Why this maps directly to UK compliance
Hardened boot is not just good practice - it is increasingly a control you can point at in an audit. Cyber Essentials Plus expects secure configuration and that default, insecure settings are changed; Secure Boot and TPM-backed encryption are concrete evidence of exactly that. For organisations in scope of NIS2 (and UK firms in EU supply chains), boot integrity and the ability to detect tampering support the technical risk-management measures the directive expects.
The TPM also underpins full-disk encryption: BitLocker on Windows Server and LUKS with TPM sealing on Linux can bind the decryption key to a known-good boot state, so a stolen or tampered drive will not unlock. That single capability turns a physical-theft risk into a non-event and gives you something tangible to show against data-protection obligations.
- •Secure Boot: signature-checks the boot chain - evidence for secure-configuration controls
- •TPM 2.0: hardware key store + measured boot - tamper-evidence for risk management
- •TPM-bound encryption: BitLocker / LUKS sealing - protects data at rest on stolen drives
- •Measured boot logs: attestation evidence auditors can verify
The setup sequence that avoids lock-outs
Order matters, because enabling Secure Boot carelessly can leave a server that will not boot. First update the system firmware so you have current Secure Boot key databases and TPM firmware. Confirm the TPM is present, enabled and set to TPM 2.0 mode in firmware - on some servers it ships disabled or in 1.2 compatibility mode. Then enable Secure Boot, but check first that your operating system and any add-in cards (HBAs, GPUs, NICs) use signed drivers, because an unsigned option ROM will refuse to load once Secure Boot is on.

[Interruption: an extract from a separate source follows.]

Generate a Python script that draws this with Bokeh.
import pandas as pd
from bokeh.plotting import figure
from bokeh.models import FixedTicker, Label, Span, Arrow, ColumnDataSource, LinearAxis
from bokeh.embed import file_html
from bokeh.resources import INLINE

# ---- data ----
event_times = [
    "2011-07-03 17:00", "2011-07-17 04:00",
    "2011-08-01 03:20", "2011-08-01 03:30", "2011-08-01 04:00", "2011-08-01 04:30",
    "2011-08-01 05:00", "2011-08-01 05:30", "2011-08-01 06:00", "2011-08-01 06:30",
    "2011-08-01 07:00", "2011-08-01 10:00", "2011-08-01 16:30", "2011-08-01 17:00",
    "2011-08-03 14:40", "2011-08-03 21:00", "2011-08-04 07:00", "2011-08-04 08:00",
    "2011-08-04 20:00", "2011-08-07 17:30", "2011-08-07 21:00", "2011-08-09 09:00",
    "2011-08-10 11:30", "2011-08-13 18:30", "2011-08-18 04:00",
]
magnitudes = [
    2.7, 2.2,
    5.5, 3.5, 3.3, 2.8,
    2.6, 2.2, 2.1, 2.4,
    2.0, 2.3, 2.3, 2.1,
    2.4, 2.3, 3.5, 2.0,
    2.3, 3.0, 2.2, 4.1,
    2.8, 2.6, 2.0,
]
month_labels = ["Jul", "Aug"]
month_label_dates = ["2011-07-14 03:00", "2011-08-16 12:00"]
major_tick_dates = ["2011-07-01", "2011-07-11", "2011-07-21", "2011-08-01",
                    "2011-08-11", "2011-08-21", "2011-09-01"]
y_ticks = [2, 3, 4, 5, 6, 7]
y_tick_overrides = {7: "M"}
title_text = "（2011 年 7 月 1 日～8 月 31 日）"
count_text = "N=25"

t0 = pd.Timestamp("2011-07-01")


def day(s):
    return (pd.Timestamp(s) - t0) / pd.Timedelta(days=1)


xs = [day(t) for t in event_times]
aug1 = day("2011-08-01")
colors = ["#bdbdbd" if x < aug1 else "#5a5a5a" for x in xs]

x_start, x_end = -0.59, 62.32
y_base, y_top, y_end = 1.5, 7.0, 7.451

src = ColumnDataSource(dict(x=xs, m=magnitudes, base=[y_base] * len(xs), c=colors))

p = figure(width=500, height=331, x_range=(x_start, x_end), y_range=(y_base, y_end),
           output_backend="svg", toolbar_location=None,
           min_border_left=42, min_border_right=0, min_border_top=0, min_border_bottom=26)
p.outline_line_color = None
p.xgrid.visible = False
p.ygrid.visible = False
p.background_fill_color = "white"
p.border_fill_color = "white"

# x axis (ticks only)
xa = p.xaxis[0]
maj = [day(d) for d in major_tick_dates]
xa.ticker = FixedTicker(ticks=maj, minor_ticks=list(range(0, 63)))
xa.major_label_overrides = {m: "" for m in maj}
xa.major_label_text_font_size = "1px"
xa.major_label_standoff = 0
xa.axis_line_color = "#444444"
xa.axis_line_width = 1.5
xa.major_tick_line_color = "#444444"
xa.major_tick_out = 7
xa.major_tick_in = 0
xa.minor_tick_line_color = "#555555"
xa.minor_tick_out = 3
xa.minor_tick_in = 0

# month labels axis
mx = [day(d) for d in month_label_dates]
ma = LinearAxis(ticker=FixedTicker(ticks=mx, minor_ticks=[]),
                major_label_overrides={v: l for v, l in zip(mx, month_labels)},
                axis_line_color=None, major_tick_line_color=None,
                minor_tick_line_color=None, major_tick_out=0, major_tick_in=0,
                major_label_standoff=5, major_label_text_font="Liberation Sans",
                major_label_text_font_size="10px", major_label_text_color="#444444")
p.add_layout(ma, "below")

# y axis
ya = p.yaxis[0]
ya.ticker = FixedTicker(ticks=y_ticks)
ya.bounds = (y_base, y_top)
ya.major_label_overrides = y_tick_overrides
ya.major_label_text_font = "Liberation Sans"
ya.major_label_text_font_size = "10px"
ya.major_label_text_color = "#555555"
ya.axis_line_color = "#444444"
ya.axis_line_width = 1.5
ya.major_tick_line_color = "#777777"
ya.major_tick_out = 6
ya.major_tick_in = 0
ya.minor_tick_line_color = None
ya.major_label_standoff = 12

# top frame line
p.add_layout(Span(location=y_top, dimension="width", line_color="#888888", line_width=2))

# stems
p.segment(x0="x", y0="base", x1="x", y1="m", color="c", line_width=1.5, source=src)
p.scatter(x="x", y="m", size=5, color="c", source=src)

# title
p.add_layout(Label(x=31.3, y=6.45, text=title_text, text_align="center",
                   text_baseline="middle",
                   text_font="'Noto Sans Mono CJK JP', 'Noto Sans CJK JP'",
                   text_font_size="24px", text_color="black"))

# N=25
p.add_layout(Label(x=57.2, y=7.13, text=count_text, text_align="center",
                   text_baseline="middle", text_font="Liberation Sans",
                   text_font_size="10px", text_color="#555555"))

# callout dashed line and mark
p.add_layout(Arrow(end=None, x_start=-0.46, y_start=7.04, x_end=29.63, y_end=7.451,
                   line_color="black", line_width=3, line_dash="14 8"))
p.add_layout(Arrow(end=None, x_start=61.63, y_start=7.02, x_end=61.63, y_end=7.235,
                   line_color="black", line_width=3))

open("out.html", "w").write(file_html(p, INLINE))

Boot the OS, verify Secure Boot reports as active from inside the operating system, and only then enable TPM-bound disk encryption - and immediately escrow the recovery keys somewhere safe. The most common self-inflicted outage is enabling encryption sealed to the TPM, then changing firmware settings (which alters the measurements) without the recovery key to hand.
Choosing the right firmware state to start from
Servers arrive in one of a few states: TPM disabled, TPM enabled but Secure Boot off, or both on with default keys. The path differs for each, which is why a quick firmware audit before you start saves grief. Where a fleet is mixed, standardise on a target state - firmware current, TPM 2.0 enabled, Secure Boot on with signed drivers, encryption sealed and keys escrowed - and bring every server to it. Our engineers can set this state before delivery as part of the server configuration service so the box arrives hardened.

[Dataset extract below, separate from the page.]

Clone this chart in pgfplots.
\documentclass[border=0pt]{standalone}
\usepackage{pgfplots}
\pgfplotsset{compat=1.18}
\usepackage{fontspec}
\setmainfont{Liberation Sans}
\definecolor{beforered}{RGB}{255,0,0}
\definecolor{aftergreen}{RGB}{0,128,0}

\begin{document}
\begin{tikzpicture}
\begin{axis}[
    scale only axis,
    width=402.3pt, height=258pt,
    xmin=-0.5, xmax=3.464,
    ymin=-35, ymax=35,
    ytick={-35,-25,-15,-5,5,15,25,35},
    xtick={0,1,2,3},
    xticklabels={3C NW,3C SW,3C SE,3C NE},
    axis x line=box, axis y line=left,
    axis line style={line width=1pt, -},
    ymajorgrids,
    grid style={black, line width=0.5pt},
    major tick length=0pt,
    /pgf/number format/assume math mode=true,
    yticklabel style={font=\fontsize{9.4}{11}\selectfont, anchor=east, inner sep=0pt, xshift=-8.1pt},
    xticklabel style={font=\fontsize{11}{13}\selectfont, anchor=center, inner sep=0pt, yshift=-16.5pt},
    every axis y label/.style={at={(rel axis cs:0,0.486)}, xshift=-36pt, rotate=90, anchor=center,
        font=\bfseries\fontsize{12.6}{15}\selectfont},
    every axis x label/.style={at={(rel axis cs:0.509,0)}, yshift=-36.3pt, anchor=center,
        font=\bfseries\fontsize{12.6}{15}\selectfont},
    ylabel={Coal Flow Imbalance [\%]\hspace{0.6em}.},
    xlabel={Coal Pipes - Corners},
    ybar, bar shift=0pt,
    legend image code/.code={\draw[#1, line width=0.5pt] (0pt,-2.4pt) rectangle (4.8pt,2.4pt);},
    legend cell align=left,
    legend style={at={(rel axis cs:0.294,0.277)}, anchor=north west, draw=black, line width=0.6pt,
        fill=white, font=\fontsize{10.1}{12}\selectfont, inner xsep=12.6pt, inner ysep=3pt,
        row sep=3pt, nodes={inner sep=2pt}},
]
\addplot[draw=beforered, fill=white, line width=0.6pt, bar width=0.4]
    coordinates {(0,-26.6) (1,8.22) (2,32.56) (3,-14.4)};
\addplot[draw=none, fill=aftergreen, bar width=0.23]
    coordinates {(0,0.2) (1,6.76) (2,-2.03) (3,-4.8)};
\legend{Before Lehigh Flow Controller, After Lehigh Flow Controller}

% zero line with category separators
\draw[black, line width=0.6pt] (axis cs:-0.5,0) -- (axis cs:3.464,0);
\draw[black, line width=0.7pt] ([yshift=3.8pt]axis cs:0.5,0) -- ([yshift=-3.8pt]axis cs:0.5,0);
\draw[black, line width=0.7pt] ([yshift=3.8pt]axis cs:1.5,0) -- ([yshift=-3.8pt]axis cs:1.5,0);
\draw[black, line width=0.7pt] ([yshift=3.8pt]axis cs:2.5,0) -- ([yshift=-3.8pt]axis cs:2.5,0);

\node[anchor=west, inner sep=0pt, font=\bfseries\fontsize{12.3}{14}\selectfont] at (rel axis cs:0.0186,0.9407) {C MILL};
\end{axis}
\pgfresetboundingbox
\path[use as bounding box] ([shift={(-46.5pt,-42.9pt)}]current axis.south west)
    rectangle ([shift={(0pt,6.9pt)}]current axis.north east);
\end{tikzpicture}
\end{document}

On Lenovo ThinkSystem and the other major platforms the menus differ but the principles are identical; build the exact model in our configurator and we will apply the hardened-boot baseline. For where this sits in a wider security posture, see our cyber security services.
Operating it without surprises
Once hardened, two operational habits keep it painless. First, always have escrowed recovery keys before any firmware change, because updating BIOS or toggling settings changes the TPM measurements and can trigger a recovery prompt. Second, treat Secure Boot key and firmware updates as a managed process, not an ad-hoc one, so a routine update never quietly breaks the boot chain on an add-in card. Done this way, hardened boot is invisible day to day and decisive the one time it matters.
This pairs naturally with broader hardening - out-of-band management lock-down, patching discipline and monitoring. We treat it as one baseline alongside our cyber security work rather than a standalone toggle.